I Learned Social Media From a Kung Fu Master

I've seen a lot of discussion from smart people lately over the definition of Public Relations in the social media age, over which corporate department the "social media function" should reside, and even the very definition of social media.

With due respect to everyone, I think these discussions unnecessarily limit our profession. As social media professionals, our job is to go where the discussion is, whatever form it takes, and contribute to it in whatever manner serves it. Our job (or at least my job) is to become a part of the community we wish to influence on behalf of clients, and build relationships in whatever way works best.

I don't care what people call it. I don't care what department or division it's in. I don't care what people think is or isn't "appropriate" for social media. I don't care if it's online or off. All I care about is engaging in meaningful discussions and building relationships with opinion leaders on behalf of clients, and nurturing those relationships so they bear fruit. Every client is different, every challenge is different, every community is different.

My "style" of public relations, of social media, is to have no style. In social media, my teacher is Bruce Lee.

To reach the masses, some sort of big organization (whether) domestic and foreign branch affiliation, is not necessary. To reach the growing number of students, some sort of pre-conformed set must be established as standards for the branch to follow.
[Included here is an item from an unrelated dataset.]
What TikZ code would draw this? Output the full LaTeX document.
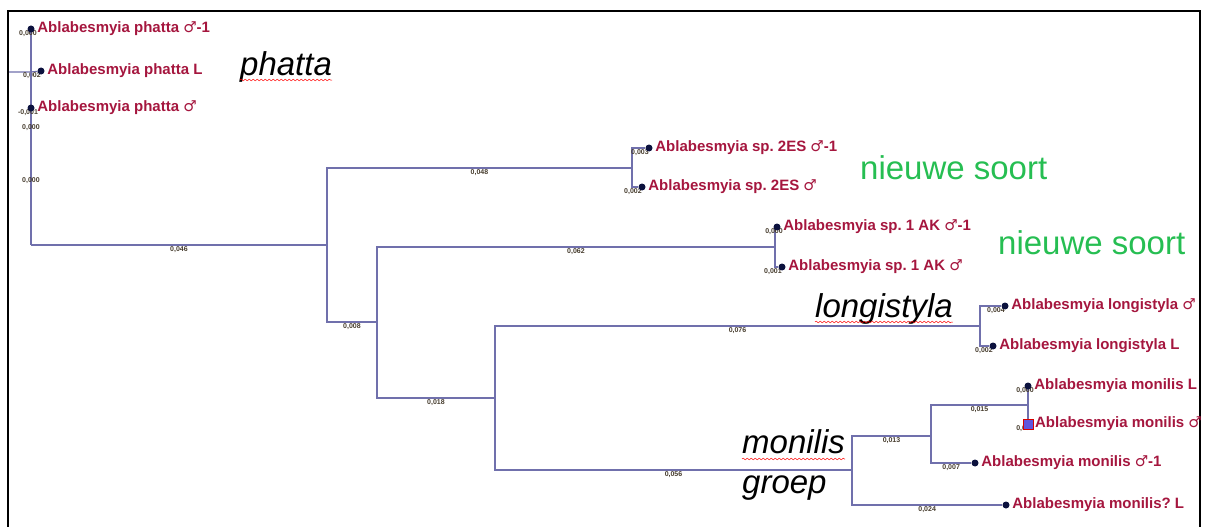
\documentclass[tikz,border=0pt]{standalone}
\usepackage{fontspec}
\setmainfont{Liberation Sans}
\newfontfamily\symfont{DejaVu Sans}
\newcommand{\mars}{{\symfont ♂}}
\frenchspacing
\usetikzlibrary{positioning, decorations.pathmorphing, backgrounds}
\definecolor{taxonred}{RGB}{165,22,62}
\definecolor{branchblue}{RGB}{112,112,172}
\definecolor{dotblue}{RGB}{12,18,62}
\definecolor{newgreen}{RGB}{38,190,82}
\definecolor{lenbrown}{RGB}{70,60,45}
\definecolor{markpurple}{RGB}{96,86,222}

\begin{document}
\begin{tikzpicture}[
        x=1pt, y=-1pt,
        font=\fontsize{15}{18}\selectfont\bfseries,
        tip/.style={circle, fill=dotblue, inner sep=0pt, minimum size=7pt},
        tipsq/.style={rectangle, fill=markpurple, draw=red!85!black, line width=0.8pt, inner sep=0pt, minimum size=10pt},
        taxon/.style={text=taxonred, inner sep=1pt},
        branch/.style={draw=branchblue, line width=1.2pt},
        blen/.style={font=\fontsize{7}{8}\selectfont\bfseries, text=lenbrown, inner sep=1pt},
        tiplen/.style={blen, pos=1, anchor=north east, xshift=5pt},
        zerolen/.style={blen, pos=1, anchor=north, xshift=-3pt},
        group/.style={font=\fontsize{33}{36}\selectfont\itshape, inner sep=0pt, anchor=base west},
        newsp/.style={font=\fontsize{33}{36}\selectfont, text=newgreen, inner sep=0pt, anchor=base west},
        squiggle/.style={draw=red, line width=0.5pt, decorate, decoration={snake, amplitude=0.8pt, segment length=4pt}},
        frame/.style={draw=black, line width=1.3pt},
    ]
    \useasboundingbox (0,0) rectangle (1207,527);
    \draw[frame] (8,527) -- (8,11) -- (1200,11) -- (1200,527);

    % Inner nodes of the tree
    \coordinate (root) at (8,72);
    \coordinate (n0) at (31,72);
    \coordinate (n1) at (31,245);
    \coordinate (n2) at (327,245);
    \coordinate (n3) at (632,168);
    \coordinate (n4) at (377,322);
    \coordinate (n5) at (775,247);
    \coordinate (n6) at (495,398);
    \coordinate (n7) at (980,326);
    \coordinate (n8) at (852,470);
    \coordinate (n9) at (931,436);
    \coordinate (n10) at (1028,405);

    % Tips
    \node[tip] (p1) at (31,29) {};
    \node[tip] (p2) at (41,71) {};
    \node[tip] (p3) at (31,108) {};
    \node[tip] (s1) at (649,148) {};
    \node[tip] (s2) at (642,187) {};
    \node[tip] (a1) at (777,227) {};
    \node[tip] (a2) at (782,267) {};
    \node[tip] (l1) at (1005,306) {};
    \node[tip] (l2) at (993,346) {};
    \node[tip] (m1) at (1028,386) {};
    \node[tipsq] (m2) at (1028,424) {};
    \node[tip] (m3) at (975,463) {};
    \node[tip] (m4) at (1006,505) {};

    % Taxon names
    \node[taxon, right=1.5pt of p1] (tp1) {Ablabesmyia phatta \mars-1};
    \node[taxon, right=1.5pt of p2] (tp2) {Ablabesmyia phatta L};
    \node[taxon, right=1.5pt of p3] (tp3) {Ablabesmyia phatta \mars};
    \node[taxon, right=1.5pt of s1] (ts1) {Ablabesmyia sp. 2ES \mars-1};
    \node[taxon, right=1.5pt of s2] (ts2) {Ablabesmyia sp. 2ES \mars};
    \node[taxon, right=1.5pt of a1] (ta1) {Ablabesmyia sp. 1 AK \mars-1};
    \node[taxon, right=1.5pt of a2] (ta2) {Ablabesmyia sp. 1 AK \mars};
    \node[taxon, right=1.5pt of l1] (tl1) {Ablabesmyia longistyla \mars};
    \node[taxon, right=1.5pt of l2] (tl2) {Ablabesmyia longistyla L};
    \node[taxon, right=1.5pt of m1] (tm1) {Ablabesmyia monilis L};
    \node[taxon, right=0.5pt of m2] (tm2) {Ablabesmyia monilis \mars};
    \node[taxon, right=1.5pt of m3] (tm3) {Ablabesmyia monilis \mars-1};
    \node[taxon, right=1.5pt of m4] (tm4) {Ablabesmyia monilis? L};

    % Group notes
    \node[group] (gphatta) at (240,75) {phatta};
    \node[newsp] (nieuw1) at (860,179) {nieuwe soort};
    \node[newsp] (nieuw2) at (998,254) {nieuwe soort};
    \node[group] (glongi) at (815,317) {longistyla};
    \node[group] (gmonilis) at (742,453) {monilis};
    \node[group] (ggroep) at (742,493) {groep};
    \draw[squiggle] ([yshift=-5pt]gphatta.base west) -- ([yshift=-5pt]gphatta.base east);
    \draw[squiggle] ([yshift=-5pt]glongi.base west) -- ([yshift=-5pt]glongi.base east);
    \draw[squiggle] ([yshift=-6pt]gmonilis.base west) -- ([yshift=-6pt]gmonilis.base east);

    % Branches
    \begin{scope}[on background layer]
    \draw[branch] (root) -- (n0) -- node[tiplen]{0,002} (p2);
    \draw[branch] (p1.center) -- node[zerolen, pos=0]{0,000} (p3.center)
        -- node[zerolen, pos=0]{-0,001} node[blen, pos=0.14]{0,000} node[blen, pos=0.53]{0,000} (n1);
    \draw[branch] (n1) -- node[blen, below]{0,046} (n2);
    \draw[branch] (n2) |- node[blen, below, pos=0.75]{0,048} (n3);
    \draw[branch] (n3) |- node[tiplen]{0,003} (s1);
    \draw[branch] (n3) |- node[tiplen]{0,002} (s2);
    \draw[branch] (n2) |- node[blen, below, pos=0.75]{0,008} (n4);
    \draw[branch] (n4) |- node[blen, below, pos=0.75]{0,062} (n5);
    \draw[branch] (n5) |- node[zerolen]{0,000} (a1.center);
    \draw[branch] (n5) |- node[tiplen]{0,001} (a2);
    \draw[branch] (n4) |- node[blen, below, pos=0.75]{0,018} (n6);
    \draw[branch] (n6) |- node[blen, below, pos=0.75]{0,076} (n7);
    \draw[branch] (n7) |- node[tiplen]{0,004} (l1);
    \draw[branch] (n7) |- node[tiplen]{0,002} (l2);
    \draw[branch] (n6) |- node[blen, below, pos=0.75]{0,056} (n8);
    \draw[branch] (n8) |- node[blen, below, pos=0.75]{0,013} (n9);
    \draw[branch] (n8) |- node[blen, below, pos=0.75]{0,024} (m4);
    \draw[branch] (n9) |- node[blen, below, pos=0.75]{0,015} (n10);
    \draw[branch] (n9) |- node[blen, below, pos=0.75]{0,007} (m3);
    \draw[branch] (n10) -- node[zerolen]{0,000} (m1.center);
    \draw[branch] (n10) -- node[zerolen]{0,000} (m2.center);
    \end{scope}

\end{tikzpicture}
\end{document}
As a result all members will be conditioned according to the prescribed system. Many will probably end up as a prisoner of a systematized drill.
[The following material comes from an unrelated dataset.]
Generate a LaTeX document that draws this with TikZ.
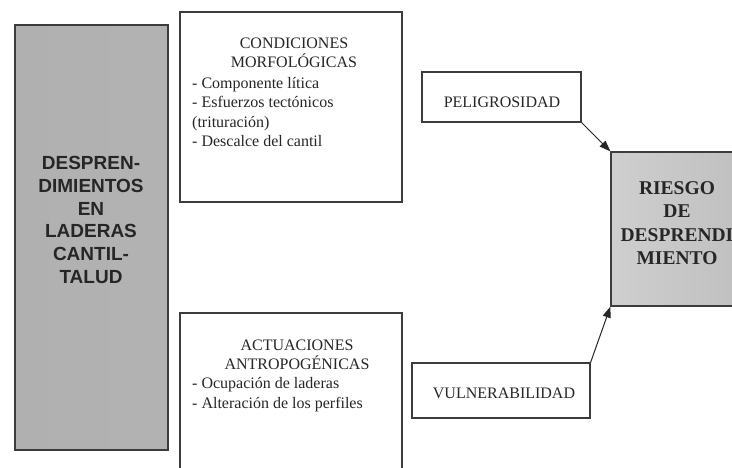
\documentclass[tikz,border=0pt]{standalone}
\usepackage{fontspec}
\setmainfont{Liberation Serif}
\newfontfamily\arialfont{Liberation Sans}
\usetikzlibrary{arrows.meta}
\definecolor{edge}{HTML}{3C3C3C}
\tikzset{
  wbox/.style={draw=edge, line width=1.2pt, fill=white, rectangle, inner sep=0pt},
  graybox/.style={draw=edge, line width=1.2pt, rectangle, inner sep=0pt, left color=gray!62, middle color=gray!38, right color=gray!60},
  riskbox/.style={draw=edge, line width=1.2pt, rectangle, inner sep=0pt, left color=gray!38, middle color=gray!28, right color=gray!50},
  txt/.style={inner sep=0pt, text=black!85, font=\fontsize{16}{19.5}\selectfont},
  arr/.style={draw=black!85, line width=1pt, -{Triangle[length=11pt,width=8pt]}}
}
\begin{document}
\begin{tikzpicture}[x=1pt,y=-1pt]
\clip (0,0) rectangle (732,468);
\useasboundingbox (0,0) rectangle (732,468);
\fill[white] (0,0) rectangle (732,468);
% left gray box
\node[graybox, minimum width=153, minimum height=425] (desp) at (91.5,237.5) {};
\node[inner sep=0pt, align=center, text=black!85, font=\arialfont\bfseries\fontsize{19}{22.7}\selectfont] (desptxt) at (91,220) {DESPREN-\\DIMIENTOS\\EN\\LADERAS\\CANTIL-\\TALUD};
% condiciones
\node[wbox, minimum width=222, minimum height=190] (cond) at (291,107) {};
\node[txt, align=center, anchor=north] (condt) at (294,37.5) {CONDICIONES\\MORFOLÓGICAS};
\node[txt, align=left, anchor=north west] (condl) at (192,77) {- Componente lítica\\- Esfuerzos tectónicos\\(trituración)\\- Descalce del cantil};
% actuaciones
\node[wbox, minimum width=222, minimum height=167] (act) at (291,396.5) {};
\node[txt, align=center, anchor=north, font=\fontsize{16}{19}\selectfont] (actt) at (297,339.5) {ACTUACIONES\\ANTROPOGÉNICAS};
\node[txt, align=left, anchor=north west, font=\fontsize{16}{20}\selectfont] (actl) at (192,377) {- Ocupación de laderas\\- Alteración de los perfiles};
% peligrosidad
\node[wbox, minimum width=159, minimum height=50] (pel) at (501.5,97) {};
\node[txt] (peltxt) at (502,102) {PELIGROSIDAD};
% vulnerabilidad
\node[wbox, minimum width=178, minimum height=55] (vul) at (501,390.5) {};
\node[txt] (vultxt) at (504,393) {VULNERABILIDAD};
% riesgo
\node[riskbox, minimum width=134, minimum height=154] (ries) at (678,229) {};
\node[inner sep=0pt, align=center, text=black!85, font=\bfseries\fontsize{19.5}{23.3}\selectfont] (riestxt) at (677,223) {RIESGO\\DE\\DESPRENDI\\MIENTO};
% arrows
\draw[arr] (pel.south east) -- (ries.north west);
\draw[arr] (vul.north east) -- (ries.south west);
\end{tikzpicture}
\end{document}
Styles tend to not only separate men - because they have their own doctrines and then the doctrine became the gospel truth that you cannot change. But if you do not have a style, if you just say: Well, here I am as a human being, how can I express myself totally and completely? Now, that way you won't create a style, because style is a crystallization. That way, it's a process of continuing growth.

To me totality is very important in sparring. Many styles claim this totality. They say that they can cope with all types of attacks; that their structures cover all the possible lines and angles, and are capable of retaliation from all angles and lines. If this is true, then how did all the different styles come about? If they are in totality, why do some use only the straight lines, others the round lines, some only kicks, and why do still others who want to be different just flap and flick their hands? To me a system that clings to one small aspect of combat is actually in bondage.
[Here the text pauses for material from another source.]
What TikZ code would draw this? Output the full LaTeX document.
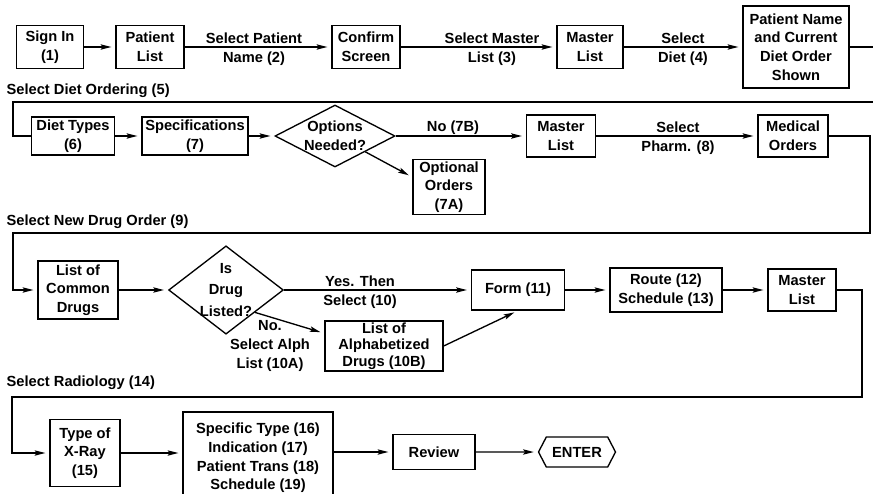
\documentclass[tikz,border=0pt]{standalone}
\usepackage{fontspec}
\setmainfont{Liberation Sans}
\usetikzlibrary{arrows.meta,shapes.geometric,shapes.symbols}

\tikzset{every picture/.style={line width=1pt}}
\tikzset{
  flowbox/.style={draw, align=center, inner sep=1.5pt, font=\bfseries\fontsize{11}{14}\selectfont},
  flowdiamond/.style={draw, diamond, align=center, inner sep=-1pt, font=\bfseries\fontsize{11}{14}\selectfont},
  flowlabel/.style={align=center, inner sep=0pt, font=\bfseries\fontsize{11}{14}\selectfont},
  flowarrow/.style={-{Stealth[length=8pt,width=4pt,inset=1.5pt]}, shorten >=3pt}
}

\begin{document}
\begin{tikzpicture}[x=0.75pt,y=0.75pt,yscale=-1,xscale=1]
\path [use as bounding box] (0,0) rectangle (873,493);

%Shape: Rectangle (first row)
\node (si) at (50,47) [flowbox, minimum width=50.25pt, minimum height=32.25pt] {Sign In\\(1)};
\node (pl) at (150,47) [flowbox, minimum width=51pt, minimum height=32.25pt] {Patient\\List};
\node (cs) at (366,47) [flowbox, minimum width=51pt, minimum height=32.25pt] {Confirm\\Screen};
\node (mla) at (590,47) [flowbox, minimum width=49.5pt, minimum height=32.25pt] {Master\\List};
\node (pn) at (796,47) [flowbox, minimum width=79.5pt, minimum height=61.5pt] {Patient Name\\and Current\\Diet Order\\Shown};

%Shape: Rectangle (second row)
\node (dt) at (73,136) [flowbox, minimum width=62.25pt, minimum height=28.5pt] {Diet Types\\(6)};
\node (sp) at (195,136) [flowbox, minimum width=79.5pt, minimum height=28.5pt] {Specifications\\(7)};
\node (on) at (335,136) [flowdiamond, aspect=1.9, minimum width=90pt, minimum height=46.5pt] {Options\\Needed?};
\node (oo) at (449,187) [flowbox, minimum width=54pt, minimum height=37.5pt] {Optional\\Orders\\(7A)};
\node (mlb) at (561,136) [flowbox, minimum width=51.75pt, minimum height=31.5pt] {Master\\List};
\node (mo) at (793,136) [flowbox, minimum width=52.5pt, minimum height=31.5pt] {Medical\\Orders};

%Shape: Rectangle (third row)
\node (cd) at (78,290) [flowbox, minimum width=60pt, minimum height=43.5pt] {List of\\Common\\Drugs};
\node (dl) at (226,290) [flowdiamond, aspect=1.3, minimum width=81pt, minimum height=63pt, font=\bfseries\fontsize{11}{16}\selectfont] {Is\\Drug\\Listed?};
\node (ab) at (384,346) [flowbox, minimum width=88.5pt, minimum height=31.5pt, inner sep=1pt, font=\bfseries\fontsize{11}{12.5}\selectfont] {List of\\Alphabetized\\Drugs (10B)};
\node (fm) at (518,290) [flowbox, minimum width=69.75pt, minimum height=30pt] {Form (11)};
\node (rs) at (666,290) [flowbox, minimum width=84pt, minimum height=33pt] {Route (12)\\Schedule (13)};
\node (mlc) at (802,290) [flowbox, minimum width=51pt, minimum height=31.5pt] {Master\\List};

%Shape: Rectangle (fourth row)
\node (xr) at (85,453) [flowbox, minimum width=52.5pt, minimum height=50.25pt] {Type of\\X-Ray\\(15)};
\node (st) at (258,458) [flowbox, minimum width=112.5pt, minimum height=69pt] {Specific Type (16)\\Indication (17)\\Patient Trans (18)\\Schedule (19)};
\node (rv) at (434,452) [flowbox, minimum width=61.5pt, minimum height=26.25pt] {Review};
\node (en) at (577,452) [flowbox, signal, signal to=west and east, signal pointer angle=125, minimum width=57.75pt, minimum height=22.5pt] {ENTER};

%Straight Lines
\draw [flowarrow] (si) -- (pl);
\draw [flowarrow] (pl) -- (cs);
\draw [flowarrow] (cs) -- (mla);
\draw [flowarrow] (mla) -- (pn);
\draw (pn.east) -| (875,102) -- (13,102) |- (dt.west);

\draw [flowarrow] (dt) -- (sp);
\draw [flowarrow] (sp) -- (on);
\draw [flowarrow] (on) -- (mlb);
\draw [flowarrow] (on.south east) -- (oo.165);
\draw [flowarrow] (mlb) -- (mo);
\draw [flowarrow] (mo.east) -| (870,233) -- (13,233) |- (cd.west);

\draw [flowarrow] (cd) -- (dl);
\draw [flowarrow] (dl) -- (fm);
\draw [flowarrow] (dl.south east) -- (ab.168);
\draw [flowarrow] (ab.east) -- (fm.south);
\draw [flowarrow] (fm) -- (rs);
\draw [flowarrow] (rs) -- (mlc);
\draw [flowarrow] (mlc.east) -| (862,397) -- (12,397) |- (xr.west);

\draw [flowarrow] (xr.east) -- (xr.east -| st.west);
\draw [flowarrow] (st.east |- rv.west) -- (rv.west);
\draw [flowarrow] (rv) -- (en);

% Text Node
\draw (254,49) node (lpat) [flowlabel] {Select Patient\\Name (2)};
% Text Node
\draw (492,49) node (lmas) [flowlabel] {Select Master\\List (3)};
% Text Node
\draw (683,49) node (ldiet) [flowlabel] {Select\\Diet (4)};
% Text Node
\draw (453,128) node (lno) [flowlabel] {No (7B)};
% Text Node
\draw (678,138) node (lpha) [flowlabel] {Select\\Pharm. (8)};
% Text Node
\draw (360,292) node (lyes) [flowlabel] {Yes. Then\\Select (10)};
% Text Node
\draw (270,346) node (lalph) [flowlabel] {No.\\Select Alph\\List (10A)};
% Text Node
\draw (6,91) node (hdiet) [flowlabel, anchor=west] {Select Diet Ordering (5)};
% Text Node
\draw (6,222) node (hdrug) [flowlabel, anchor=west] {Select New Drug Order (9)};
% Text Node
\draw (6,383) node (hrad) [flowlabel, anchor=west] {Select Radiology (14)};

\end{tikzpicture}
\end{document}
This statement expresses my feelings perfectly: 'In memory of a once fluid man, crammed and distorted by the classical mess.'
I do not have an off-the-shelf solution for your social media challenge. I do not sell tools. I do not call what I do "PR" or "marketing" or anything else. It is what it is.

In the course of my career in social media I've been called "the mommyblog whisperer." I've been called a "green tweeter." I've been called a "citizen journalist." While these may be indications that I've joined a community in some way, and they make me smile, none of these labels define my work. I adapt to the situation at hand, and do what I must. Again, I quote the master:
Be like water making its way through cracks. Do not be assertive, but adjust to the object, and you shall find a way round or through it. If nothing within you stays rigid, outward things will disclose themselves.

Empty your mind, be formless. Shapeless, like water. If you put water into a cup, it becomes the cup. You put water into a bottle and it becomes the bottle. You put it in a teapot it becomes the teapot. Now, water can flow or it can crash. Be water my friend.